I have spent a lot of time over the last few weeks looking at this photo:
It was painted by a nun in the early 2000s. It features Ms. Eve, after she has been betrayed and left to fend for herself by Adam (read Genesis 3 - he was there the whole time and said nothing!), standing with Mary, who is pregnant with Jesus. Along Eve’s leg is a serpent (Satan) whose head is being crushed under Mary’s heel in fulfillment of Genesis 3:15 where it says, “he will crush your head, and you will strike his heel.” It’s in reference to Jesus coming to overcome the sin and pain Satan just introduced to the world.
Satan wins for the moment but the ultimate victory is coming.
There is a lot I could say about Roe being overturned. I am sad. Heartbroken. Pissed off. A lot of the emotion I have processed has been better articulated by others.

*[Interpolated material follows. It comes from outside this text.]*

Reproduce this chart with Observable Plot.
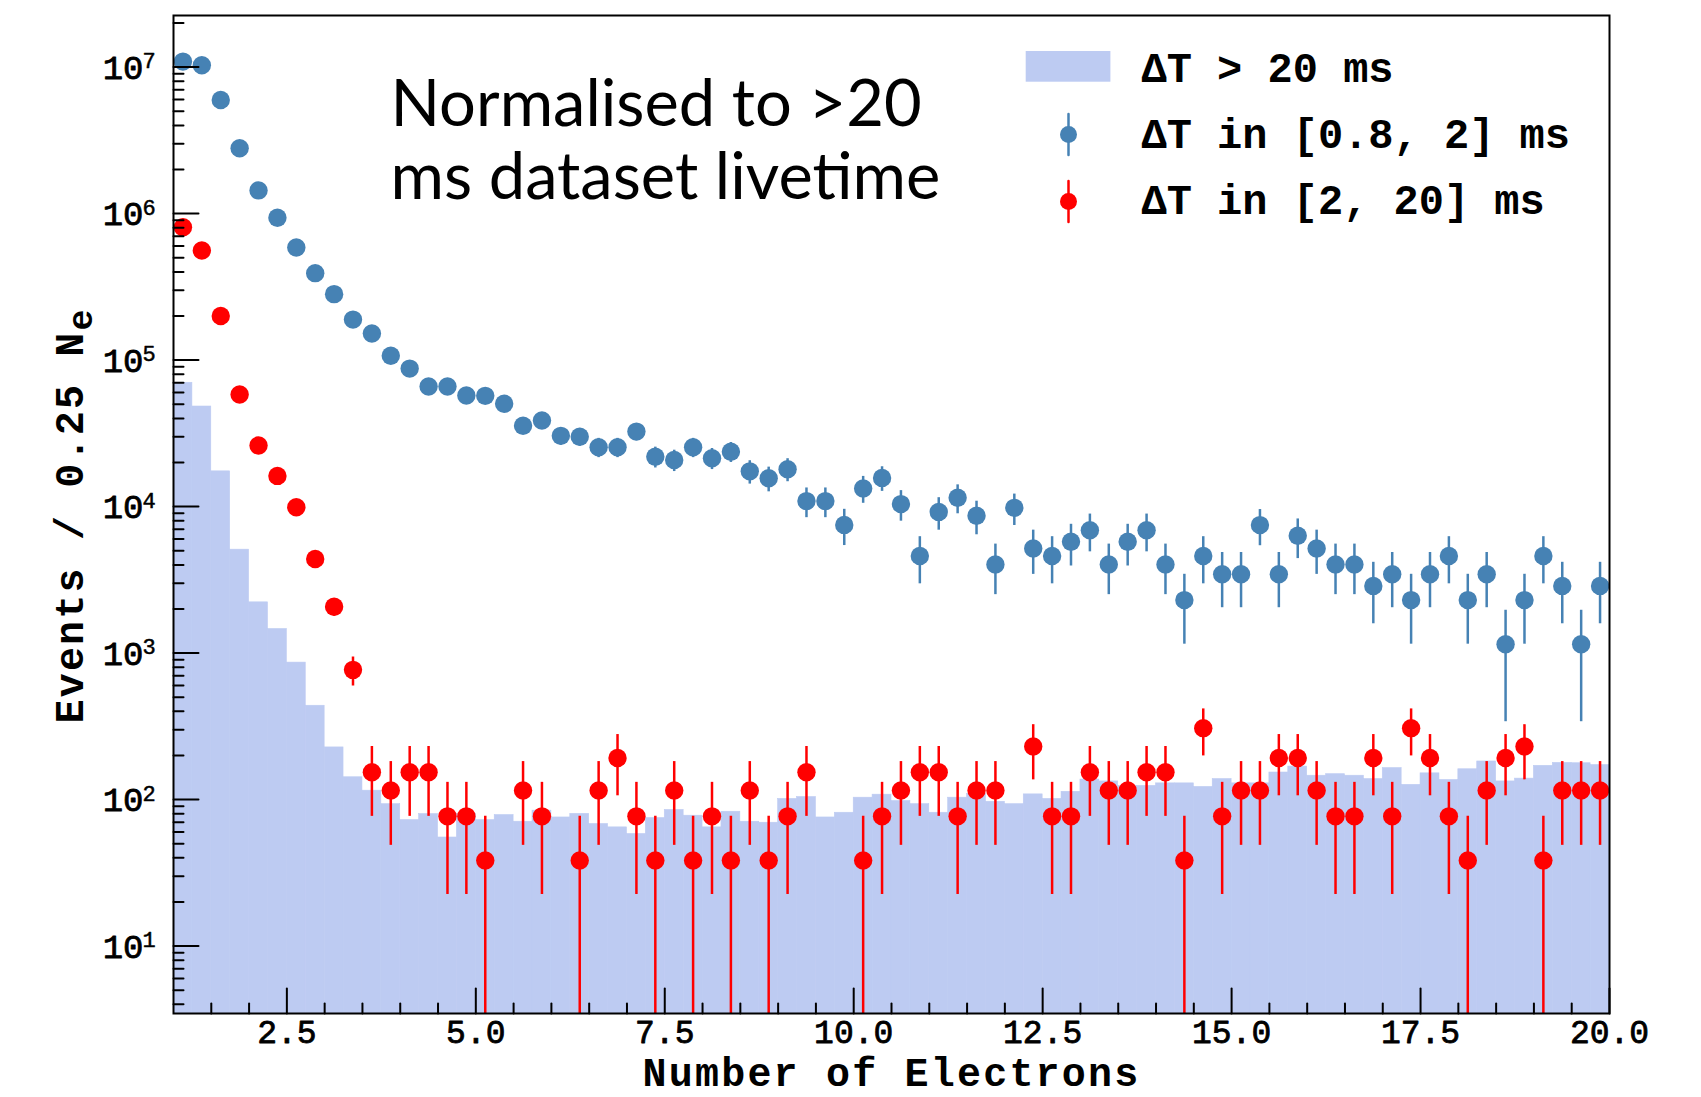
<!DOCTYPE html>
<html>
<head>
<meta charset="utf-8">
<script src="https://cdn.jsdelivr.net/npm/d3@7"></script>
<script src="https://cdn.jsdelivr.net/npm/@observablehq/plot@0.6"></script>
<style>
  html, body { margin: 0; padding: 0; background: #ffffff; }
  #chart { width: 1701px; height: 1097px; }
  #chart g[font-size="40"] { letter-spacing: 2.2px; }
</style>
</head>
<body>
<div id="chart"></div>
<script>
// ---- data (bins of 0.25 electrons from 1.0 to 20.0) ----
const binStart = 1.0;
const binWidth = 0.25;

// ΔT > 20 ms histogram (events / 0.25 Ne)
const histLong = [
  70000, 48200, 17400, 5080, 2220, 1460, 861, 437, 227, 142,
  115, 93, 72.4, 79.6, 55.1, 79.6, 72.4, 78.4, 70.6, 84,
  75.5, 79.9, 68.1, 64.6, 58.2, 74.8, 84.9, 77.6, 64.6, 82.6,
  70.6, 69.5, 101, 104, 75.5, 81.3, 103, 108, 97.7, 93,
  81.3, 103, 109, 96.6, 93, 108.5, 101, 113, 137, 133,
  124, 124, 129, 129, 122, 138, 129, 129, 153, 168,
  145.5, 149, 145.5, 138, 164, 126, 151, 136, 161, 182,
  133, 139, 170, 178, 177, 172
];

// ΔT in [0.8, 2] ms
const blueVals = [
  10900000, 10300000, 5960000, 2790000, 1440000, 936000, 587000, 392000, 282000, 189000,
  152000, 107000, 87500, 66000, 66000, 57300, 57000, 50300, 35600, 38700,
  30400, 30000, 25400, 25400, 32500, 21900, 20800, 25400, 21400, 23700,
  17400, 15600, 18000, 10900, 10900, 7500, 13300, 15700, 10400, 4600,
  9200, 11500, 8650, 4025, 9800, 5175, 4600, 5750, 6900, 4025,
  5750, 6900, 4025, 2300, 4600, 3450, 3450, 7475, 3450, 6325,
  5175, 4025, 4025, 2875, 3450, 2300, 3450, 4600, 2300, 3450,
  1150, 2300, 4600, 2875, 1150, 2875
];
const blueErr = [
  79000, 77000, 58500, 40000, 28800, 23200, 18400, 15000, 12700, 10400,
  9350, 7840, 7090, 6160, 6160, 5740, 5720, 5380, 4520, 4720,
  4180, 4150, 3820, 3820, 4320, 3550, 3460, 3820, 3510, 3690,
  3160, 2990, 3220, 2500, 2500, 2080, 2770, 3000, 2450, 1630,
  2300, 2570, 2230, 1520, 2370, 1730, 1630, 1820, 1990, 1520,
  1820, 1990, 1520, 1150, 1630, 1410, 1410, 2070, 1410, 1910,
  1730, 1520, 1520, 1290, 1410, 1150, 1410, 1630, 1150, 1410,
  810, 1150, 1630, 1290, 810, 1290
];

// ΔT in [2, 20] ms (null = empty bin)
const redVals = [
  808000, 560000, 200000, 58200, 26100, 16200, 9900, 4390, 2070, 768,
  153.6, 115.2, 153.6, 153.6, 76.8, 76.8, 38.4, null, 115.2, 76.8,
  null, 38.4, 115.2, 192, 76.8, 38.4, 115.2, 38.4, 76.8, 38.4,
  115.2, 38.4, 76.8, 153.6, null, null, 38.4, 76.8, 115.2, 153.6,
  153.6, 76.8, 115.2, 115.2, null, 230.4, 76.8, 76.8, 153.6, 115.2,
  115.2, 153.6, 153.6, 38.4, 307.2, 76.8, 115.2, 115.2, 192, 192,
  115.2, 76.8, 76.8, 192, 76.8, 307.2, 192, 76.8, 38.4, 115.2,
  192, 230.4, 38.4, 115.2, 115.2, 115.2
];
const redErr = [
  5570, 4640, 2770, 1495, 1000, 789, 617, 411, 282, 172,
  76.8, 66.5, 76.8, 76.8, 54.3, 54.3, 38.4, null, 66.5, 54.3,
  null, 38.4, 66.5, 85.9, 54.3, 38.4, 66.5, 38.4, 54.3, 38.4,
  66.5, 38.4, 54.3, 76.8, null, null, 38.4, 54.3, 66.5, 76.8,
  76.8, 54.3, 66.5, 66.5, null, 94.1, 54.3, 54.3, 76.8, 66.5,
  66.5, 76.8, 76.8, 38.4, 108.6, 54.3, 66.5, 66.5, 85.9, 85.9,
  66.5, 54.3, 54.3, 85.9, 54.3, 108.6, 85.9, 54.3, 38.4, 66.5,
  85.9, 94.1, 38.4, 66.5, 66.5, 66.5
];

// ---- axes / text ----
const xDomain = [1, 20];
const yDomain = [3.465, 2.25e7];
const xMajor = [2.5, 5, 7.5, 10, 12.5, 15, 17.5, 20];
const xMajorLabels = ["2.5", "5.0", "7.5", "10.0", "12.5", "15.0", "17.5", "20.0"];
const yMajor = [10, 100, 1e3, 1e4, 1e5, 1e6, 1e7];
const yExp = ["1", "2", "3", "4", "5", "6", "7"];
const xTitle = "Number of Electrons";
const yTitle = "Events / 0.25 N";
const ySub = "e";
const legendLabels = ["ΔT > 20 ms", "ΔT in [0.8, 2] ms", "ΔT in [2, 20] ms"];
const annotation = "Normalised to >20\nms dataset livetime";
const colHist = "#bdcbf2", colBlue = "#4682b4", colRed = "#ff0000";

// ---- derived tables ----
const bins = histLong.map((h, i) => ({
  x1: binStart + i * binWidth,
  x2: binStart + (i + 1) * binWidth,
  xc: binStart + (i + 0.5) * binWidth,
  h, b: blueVals[i], be: blueErr[i], r: redVals[i], re: redErr[i]
}));
const blueData = bins.filter(d => d.b != null);
const redData = bins.filter(d => d.r != null);
const xMinor = d3.range(1.5, 20, 0.5).filter(v => !xMajor.includes(v));
const yMinor = [];
for (let k = 0; k <= 7; k++) for (let m = 2; m <= 9; m++) {
  const v = m * Math.pow(10, k);
  if (v >= yDomain[0] && v <= yDomain[1]) yMinor.push(v);
}

const line = { draw(ctx, l) { ctx.moveTo(0, 0); ctx.lineTo(0, -l); } };
const mono = "Liberation Mono, DejaVu Sans Mono, monospace";

const ML = 173, MR = 92, MT = 15, MB = 84;

const chart = Plot.plot({
  width: 1701,
  height: 1097,
  marginLeft: ML, marginRight: MR, marginTop: MT, marginBottom: MB,
  style: { background: "#ffffff", overflow: "visible" },
  x: { domain: xDomain, axis: null },
  y: { type: "log", domain: yDomain, axis: null },
  marks: [
    // histogram ΔT > 20 ms
    Plot.rect(bins, { x1: "x1", x2: "x2", y1: () => 1, y2: "h", fill: colHist, stroke: colHist, strokeWidth: 0.6, clip: true }),
    // error bars
    Plot.ruleX(redData, { x: "xc", y1: d => Math.max(d.r - d.re, 1), y2: d => d.r + d.re, stroke: colRed, strokeWidth: 2.5, clip: true }),
    Plot.ruleX(blueData, { x: "xc", y1: d => d.b - d.be, y2: d => d.b + d.be, stroke: colBlue, strokeWidth: 2.5, clip: true }),
    Plot.dot(blueData, { x: "xc", y: "b", r: 9.2, fill: colBlue, clip: true }),
    Plot.dot(redData, { x: "xc", y: "r", r: 9.2, fill: colRed, clip: true }),
    // inward ticks
    Plot.vector(xMajor, { x: d => d, frameAnchor: "bottom", length: 25, rotate: 0, anchor: "start", shape: line, stroke: "black", strokeWidth: 2 }),
    Plot.vector(xMinor, { x: d => d, frameAnchor: "bottom", length: 10, rotate: 0, anchor: "start", shape: line, stroke: "black", strokeWidth: 2 }),
    Plot.vector(yMajor, { y: d => d, frameAnchor: "left", length: 25, rotate: 90, anchor: "start", shape: line, stroke: "black", strokeWidth: 2 }),
    Plot.vector(yMinor, { y: d => d, frameAnchor: "left", length: 10, rotate: 90, anchor: "start", shape: line, stroke: "black", strokeWidth: 2 }),
    Plot.frame({ stroke: "black", strokeWidth: 2 }),
    // tick labels
    Plot.text(xMajor, { x: d => d, text: (d, i) => xMajorLabels[i], frameAnchor: "bottom", dy: 29, lineAnchor: "bottom", fontSize: 33, fontFamily: mono, fill: "black", stroke: "black", strokeWidth: 0.8 }),
    Plot.text(yMajor, { y: d => d, text: () => "10", frameAnchor: "left", dx: -30, dy: 11.5, textAnchor: "end", lineAnchor: "bottom", fontSize: 34, fontFamily: mono, fill: "black", stroke: "black", strokeWidth: 0.8 }),
    Plot.text(yMajor, { y: d => d, text: (d, i) => yExp[i], frameAnchor: "left", dx: -31, dy: 1, textAnchor: "start", lineAnchor: "bottom", fontSize: 22, fontFamily: mono, fill: "black", stroke: "black", strokeWidth: 0.5 }),
    // axis titles
    Plot.text([xTitle], { frameAnchor: "bottom", dy: 72, lineAnchor: "bottom", fontSize: 40, fontWeight: "bold", fontFamily: mono, fill: "black" }),
    Plot.text([yTitle], { frameAnchor: "left", rotate: -90, dx: -91, dy: 209, textAnchor: "start", lineAnchor: "bottom", fontSize: 40, fontWeight: "bold", fontFamily: mono, fill: "black" }),
    Plot.text([ySub], { frameAnchor: "left", rotate: -90, dx: -82, dy: -184, textAnchor: "start", lineAnchor: "bottom", fontSize: 35, fontWeight: "bold", fontFamily: mono, fill: "black" }),
    // annotation
    Plot.text([annotation], { frameAnchor: "top-left", dx: 217, dy: 183, textAnchor: "start", lineAnchor: "bottom", fontSize: 65, lineHeight: 73 / 65, fontFamily: "Lato, Noto Sans, sans-serif", fill: "black" }),
    // legend
    Plot.rect([0], { insetLeft: 852.7, insetRight: 498.6, insetTop: 36, insetBottom: 931.3, fill: colHist }),
    Plot.vector([0], { frameAnchor: "top-left", dx: 895, dy: 119, length: 41, rotate: 0, anchor: "middle", shape: line, stroke: colBlue, strokeWidth: 2.5 }),
    Plot.dot([0], { frameAnchor: "top-left", dx: 895, dy: 119, r: 8.5, fill: colBlue }),
    Plot.vector([0], { frameAnchor: "top-left", dx: 895, dy: 186, length: 41, rotate: 0, anchor: "middle", shape: line, stroke: colRed, strokeWidth: 2.5 }),
    Plot.dot([0], { frameAnchor: "top-left", dx: 895, dy: 186, r: 8.5, fill: colRed }),
    ...legendLabels.map((t, i) => Plot.text([t], { frameAnchor: "top-left", dx: 968, dy: [66, 132, 198][i], textAnchor: "start", lineAnchor: "bottom", fontSize: 42, fontWeight: "bold", fontFamily: mono, fill: "black" }))
  ]
});
document.getElementById("chart").appendChild(chart);
</script>
</body>
</html>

I have tried to logic my way to be a better response. I’ve thrown up my hands in apathy. I have cried, vented, gone for many walks, and tried to avoid the emotion.
But I keep coming back to this image. Sweet Eve who knows the pain and loss and hurt she unknowingly released - the need she created for Eve to be where she is. And Eve, wise beyond her years (she was probably only a teenager) when faced when the choice to carry a baby out of wedlock said, “I am the Lord’s servant. May your word to me be fulfilled.” (Luke 1:38). She did not know what was to come but knew she’d been given the chance to do the impossible.
I’ve thought about writing a post about Mary’s agency. God did not force her to carry and deliver Jesus but gave her a choice and should that not be an example for us in these times? But instead, I choose to take a step back and realize the decision to take agency away from women and force them to carry fetuses they do not want - is bigger than one decision in one country. It is the latest in a litany of offenses against women that started with one man’s decision to blame his helpmeet (vs. defend or intervene). That cowardice and yet control continues with four men’s hypocritical decision to impact the lives of thousands of women they will never meet and don’t care about.
Am I angry? Sure. I’m hella p****ed off. But anger alone does nothing.
So I look at sweet Eve and wise Mary and choose hope. Both lived through pain we cannot imagine and yet knew (I believe) they were part of something bigger - something that runs through this moment as well: hope.